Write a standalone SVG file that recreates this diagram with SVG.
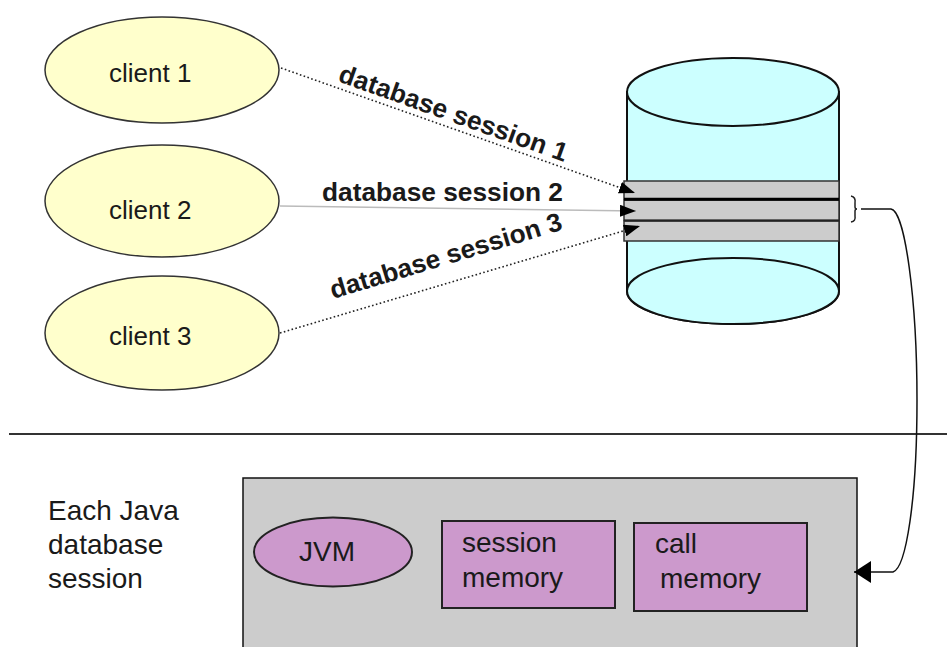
<svg xmlns="http://www.w3.org/2000/svg" width="947" height="647" viewBox="0 0 947 647">
<defs>
<style>
.client{fill:#ffffcc;stroke:#333;stroke-width:1.5}
.t{font-family:"Liberation Sans",Arial,sans-serif;fill:#1a1a1a}
.ct{font-size:26px}
.lt{font-size:28px}
.lbl{font-size:26px;font-weight:bold}
.dot{fill:none;stroke:#222;stroke-width:1.6;stroke-dasharray:1.6 2.4}
.purple{fill:#cc99cc;stroke:#222;stroke-width:2}
.cyl{fill:#ccffff;stroke:#111;stroke-width:2}
.band{fill:#cccccc;stroke:#333;stroke-width:1.5}
</style>
<marker id="ah" viewBox="0 0 16 12" refX="16" refY="6" markerWidth="16" markerHeight="12" markerUnits="userSpaceOnUse" orient="auto">
<path d="M0,0 L16,6 L0,12 Z" fill="#000"/>
</marker>
<marker id="ah2" viewBox="0 0 17 22" refX="17" refY="11" markerWidth="17" markerHeight="22" markerUnits="userSpaceOnUse" orient="auto">
<path d="M0,0 L17,11 L0,22 Z" fill="#000"/>
</marker>
</defs>

<g id="divider">
<line x1="9" y1="434" x2="947" y2="434" stroke="#333" stroke-width="2"/>
</g>

<g id="database">
<path class="cyl" d="M627,92 L627,291 A106,33 0 0 0 839,291 L839,92 Z"/>
<ellipse class="cyl" cx="733" cy="92" rx="106" ry="34"/>
<ellipse class="cyl" cx="733" cy="291" rx="106" ry="33"/>
<rect class="band" x="624" y="181" width="215" height="18"/>
<rect class="band" x="624" y="200" width="215" height="20.5"/>
<rect class="band" x="624" y="221" width="215" height="20"/>
<line x1="624" y1="199.2" x2="839" y2="199.2" stroke="#000" stroke-width="3"/>
<line x1="624" y1="220.5" x2="839" y2="220.5" stroke="#222" stroke-width="2"/>
</g>

<g id="client1">
<ellipse class="client" cx="162" cy="70" rx="117" ry="53"/>
<text class="t ct" x="109" y="82">client 1</text>
</g>
<g id="client2">
<ellipse class="client" cx="162" cy="201" rx="117" ry="56"/>
<text class="t ct" x="109" y="219">client 2</text>
</g>
<g id="client3">
<ellipse class="client" cx="162" cy="333" rx="117" ry="57"/>
<text class="t ct" x="109" y="345">client 3</text>
</g>

<g id="caption">
<text class="t lt" x="48" y="520">Each Java</text>
<text class="t lt" x="48" y="554">database</text>
<text class="t lt" x="48" y="588">session</text>
</g>

<g id="java-session">
<rect x="243" y="478" width="614" height="185" fill="#cccccc" stroke="#111" stroke-width="1.5"/>
</g>
<g id="jvm">
<ellipse class="purple" cx="333" cy="552" rx="79" ry="34.5" stroke-width="1.5"/>
<text class="t lt" x="327" y="561" text-anchor="middle" font-size="27">JVM</text>
</g>
<g id="session-memory">
<rect class="purple" x="442" y="521" width="173" height="87"/>
<text class="t lt" x="462" y="552">session</text>
<text class="t lt" x="462" y="587">memory</text>
</g>
<g id="call-memory">
<rect class="purple" x="634" y="523" width="173" height="88"/>
<text class="t lt" x="655" y="553">call</text>
<text class="t lt" x="660" y="588">memory</text>
</g>

<g id="connectors">
<path class="dot" d="M281,68 L635,193" marker-end="url(#ah)"/>
<path d="M280,206 L636,211" fill="none" stroke="#bbbbbb" stroke-width="1.5" marker-end="url(#ah)"/>
<path class="dot" d="M280,333 L640,226" marker-end="url(#ah)"/>
<path d="M851,196 Q856,197 855,203 L855,207 Q855,209 857,209 Q855,209 855,211 L855,216 Q856,221 851,222" fill="none" stroke="#222" stroke-width="1.5"/>
<path d="M861,209 L891,209 C905,211 917,300 917,400 C917,500 906,568 893,572 L854,572" fill="none" stroke="#111" stroke-width="1.5" marker-end="url(#ah2)"/>
<text class="t lbl" x="0" y="0" transform="translate(337,81) rotate(19.6)" textLength="241" lengthAdjust="spacingAndGlyphs">database session 1</text>
<text class="t lbl" x="322" y="201" textLength="241" lengthAdjust="spacingAndGlyphs">database session 2</text>
<text class="t lbl" x="0" y="0" transform="translate(333,299) rotate(-16.8)" textLength="241" lengthAdjust="spacingAndGlyphs">database session 3</text>
</g>
</svg>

━━━━

=== Objective ===
Give all the lines above again, character for character, without pictures.

=== Response ===
Write a standalone SVG file that recreates this diagram with SVG.
<svg xmlns="http://www.w3.org/2000/svg" width="947" height="647" viewBox="0 0 947 647">
<defs>
<style>
.client{fill:#ffffcc;stroke:#333;stroke-width:1.5}
.t{font-family:"Liberation Sans",Arial,sans-serif;fill:#1a1a1a}
.ct{font-size:26px}
.lt{font-size:28px}
.lbl{font-size:26px;font-weight:bold}
.dot{fill:none;stroke:#222;stroke-width:1.6;stroke-dasharray:1.6 2.4}
.purple{fill:#cc99cc;stroke:#222;stroke-width:2}
.cyl{fill:#ccffff;stroke:#111;stroke-width:2}
.band{fill:#cccccc;stroke:#333;stroke-width:1.5}
</style>
<marker id="ah" viewBox="0 0 16 12" refX="16" refY="6" markerWidth="16" markerHeight="12" markerUnits="userSpaceOnUse" orient="auto">
<path d="M0,0 L16,6 L0,12 Z" fill="#000"/>
</marker>
<marker id="ah2" viewBox="0 0 17 22" refX="17" refY="11" markerWidth="17" markerHeight="22" markerUnits="userSpaceOnUse" orient="auto">
<path d="M0,0 L17,11 L0,22 Z" fill="#000"/>
</marker>
</defs>

<g id="divider">
<line x1="9" y1="434" x2="947" y2="434" stroke="#333" stroke-width="2"/>
</g>

<g id="database">
<path class="cyl" d="M627,92 L627,291 A106,33 0 0 0 839,291 L839,92 Z"/>
<ellipse class="cyl" cx="733" cy="92" rx="106" ry="34"/>
<ellipse class="cyl" cx="733" cy="291" rx="106" ry="33"/>
<rect class="band" x="624" y="181" width="215" height="18"/>
<rect class="band" x="624" y="200" width="215" height="20.5"/>
<rect class="band" x="624" y="221" width="215" height="20"/>
<line x1="624" y1="199.2" x2="839" y2="199.2" stroke="#000" stroke-width="3"/>
<line x1="624" y1="220.5" x2="839" y2="220.5" stroke="#222" stroke-width="2"/>
</g>

<g id="client1">
<ellipse class="client" cx="162" cy="70" rx="117" ry="53"/>
<text class="t ct" x="109" y="82">client 1</text>
</g>
<g id="client2">
<ellipse class="client" cx="162" cy="201" rx="117" ry="56"/>
<text class="t ct" x="109" y="219">client 2</text>
</g>
<g id="client3">
<ellipse class="client" cx="162" cy="333" rx="117" ry="57"/>
<text class="t ct" x="109" y="345">client 3</text>
</g>

<g id="caption">
<text class="t lt" x="48" y="520">Each Java</text>
<text class="t lt" x="48" y="554">database</text>
<text class="t lt" x="48" y="588">session</text>
</g>

<g id="java-session">
<rect x="243" y="478" width="614" height="185" fill="#cccccc" stroke="#111" stroke-width="1.5"/>
</g>
<g id="jvm">
<ellipse class="purple" cx="333" cy="552" rx="79" ry="34.5" stroke-width="1.5"/>
<text class="t lt" x="327" y="561" text-anchor="middle" font-size="27">JVM</text>
</g>
<g id="session-memory">
<rect class="purple" x="442" y="521" width="173" height="87"/>
<text class="t lt" x="462" y="552">session</text>
<text class="t lt" x="462" y="587">memory</text>
</g>
<g id="call-memory">
<rect class="purple" x="634" y="523" width="173" height="88"/>
<text class="t lt" x="655" y="553">call</text>
<text class="t lt" x="660" y="588">memory</text>
</g>

<g id="connectors">
<path class="dot" d="M281,68 L635,193" marker-end="url(#ah)"/>
<path d="M280,206 L636,211" fill="none" stroke="#bbbbbb" stroke-width="1.5" marker-end="url(#ah)"/>
<path class="dot" d="M280,333 L640,226" marker-end="url(#ah)"/>
<path d="M851,196 Q856,197 855,203 L855,207 Q855,209 857,209 Q855,209 855,211 L855,216 Q856,221 851,222" fill="none" stroke="#222" stroke-width="1.5"/>
<path d="M861,209 L891,209 C905,211 917,300 917,400 C917,500 906,568 893,572 L854,572" fill="none" stroke="#111" stroke-width="1.5" marker-end="url(#ah2)"/>
<text class="t lbl" x="0" y="0" transform="translate(337,81) rotate(19.6)" textLength="241" lengthAdjust="spacingAndGlyphs">database session 1</text>
<text class="t lbl" x="322" y="201" textLength="241" lengthAdjust="spacingAndGlyphs">database session 2</text>
<text class="t lbl" x="0" y="0" transform="translate(333,299) rotate(-16.8)" textLength="241" lengthAdjust="spacingAndGlyphs">database session 3</text>
</g>
</svg>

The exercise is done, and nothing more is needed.